Vit et travaille à Nice.
melina.ghorafi@villa-arson.school
portfolio de l'artiste à télécharger
Instagram : ghorafimelina
Le travail de Mélina Ghorafi se déploie à partir de recherches spécifiques dans la tradition orale et les arts vernaculaires. Elle valorise des récits mineurs et s’intéresse en particulier à faire ressurgir les violences ayant été invisibilisées. En spéculant de manière fictionnelle sur leurs origines, elle cherche à déconstruire ces récits pour relire et réécrire leurs significations. En retrouvant l’origine de la comptine Jean Petit qui danse, à savoir l’histoire d’un croquant ayant été condamné au supplice de la roue, elle a fait émerger un récit de torture détaillé sur chaque partie du corps. Elle a fait des recherches sur la vie et le statut des bourrelles (femmes des bourreaux) qui parfois finissaient la tâche de leurs maris. À partir de là, elle a inventé ce qu’elle appelle un « fakelore », un faux folklore d’une communauté médiévale de femmes-bourreaux. Elle s’intéresse en particulier aux icones féminines associées au thème de la violence dans la culture populaire ; leurs récits mais également les artefacts qui leur sont associés et les couleurs symboliques qui leur sont attachées. Dans ses performances, elle a fait émerger deux costumes qui sont devenus récurrents : la robe bleue tachée de sperme de Monica Levinsky et une robe rose tachée de sang, évocation du tailleur Chanel rose de Jacky Kennedy.
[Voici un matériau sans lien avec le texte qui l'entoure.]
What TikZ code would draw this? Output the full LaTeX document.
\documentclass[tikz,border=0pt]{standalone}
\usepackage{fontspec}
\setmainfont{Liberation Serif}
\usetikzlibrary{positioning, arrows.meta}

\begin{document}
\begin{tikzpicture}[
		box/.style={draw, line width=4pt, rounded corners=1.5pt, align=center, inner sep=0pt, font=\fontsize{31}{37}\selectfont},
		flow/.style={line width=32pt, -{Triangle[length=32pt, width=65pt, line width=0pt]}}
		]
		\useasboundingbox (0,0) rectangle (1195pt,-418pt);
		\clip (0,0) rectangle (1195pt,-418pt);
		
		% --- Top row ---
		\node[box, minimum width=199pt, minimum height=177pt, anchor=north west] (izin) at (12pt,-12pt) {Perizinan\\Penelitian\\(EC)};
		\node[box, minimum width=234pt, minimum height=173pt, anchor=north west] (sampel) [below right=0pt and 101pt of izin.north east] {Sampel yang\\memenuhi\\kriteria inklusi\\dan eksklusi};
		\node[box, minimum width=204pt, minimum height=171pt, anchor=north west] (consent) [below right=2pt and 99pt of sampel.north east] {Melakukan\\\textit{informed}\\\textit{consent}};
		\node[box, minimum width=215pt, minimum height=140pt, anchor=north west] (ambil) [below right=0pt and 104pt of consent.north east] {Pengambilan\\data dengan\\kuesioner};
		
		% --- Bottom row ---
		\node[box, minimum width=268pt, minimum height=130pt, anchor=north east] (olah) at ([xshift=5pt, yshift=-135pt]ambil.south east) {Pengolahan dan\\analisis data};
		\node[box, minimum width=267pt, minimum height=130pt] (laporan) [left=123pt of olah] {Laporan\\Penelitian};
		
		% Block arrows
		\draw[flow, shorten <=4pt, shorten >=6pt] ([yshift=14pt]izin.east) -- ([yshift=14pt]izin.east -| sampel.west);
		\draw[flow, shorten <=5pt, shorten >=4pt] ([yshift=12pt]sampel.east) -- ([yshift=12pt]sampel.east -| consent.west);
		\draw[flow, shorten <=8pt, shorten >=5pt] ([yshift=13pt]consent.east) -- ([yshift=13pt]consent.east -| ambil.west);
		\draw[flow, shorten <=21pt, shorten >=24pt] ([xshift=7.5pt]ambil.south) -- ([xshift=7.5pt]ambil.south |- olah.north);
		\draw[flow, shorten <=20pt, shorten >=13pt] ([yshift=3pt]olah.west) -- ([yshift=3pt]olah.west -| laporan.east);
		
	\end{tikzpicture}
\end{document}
Elle s’est mise à porter du violet lors de ses représentations, fusion entre le rose et le bleu, couleur qu’elle a fait sienne, une stratégie d’incarnation et de mise à distance – le viol-et. Elle collecte des histoires et des objets variés autour de la normalisation patriarcale du viol comme les artefacts créés autour de la tradition « Embrasser Fanny », des paroles de chansons paillardes ou des clips de rap américain… L’objectif est de créer MUSOGYNIE, un musée de la misogynie, avec l’espoir que si un sujet mérite un musée c’est que, selon ses mots, « son anéantissement approche doucement ».
Barbara Sirieix, le 11 juin 2019.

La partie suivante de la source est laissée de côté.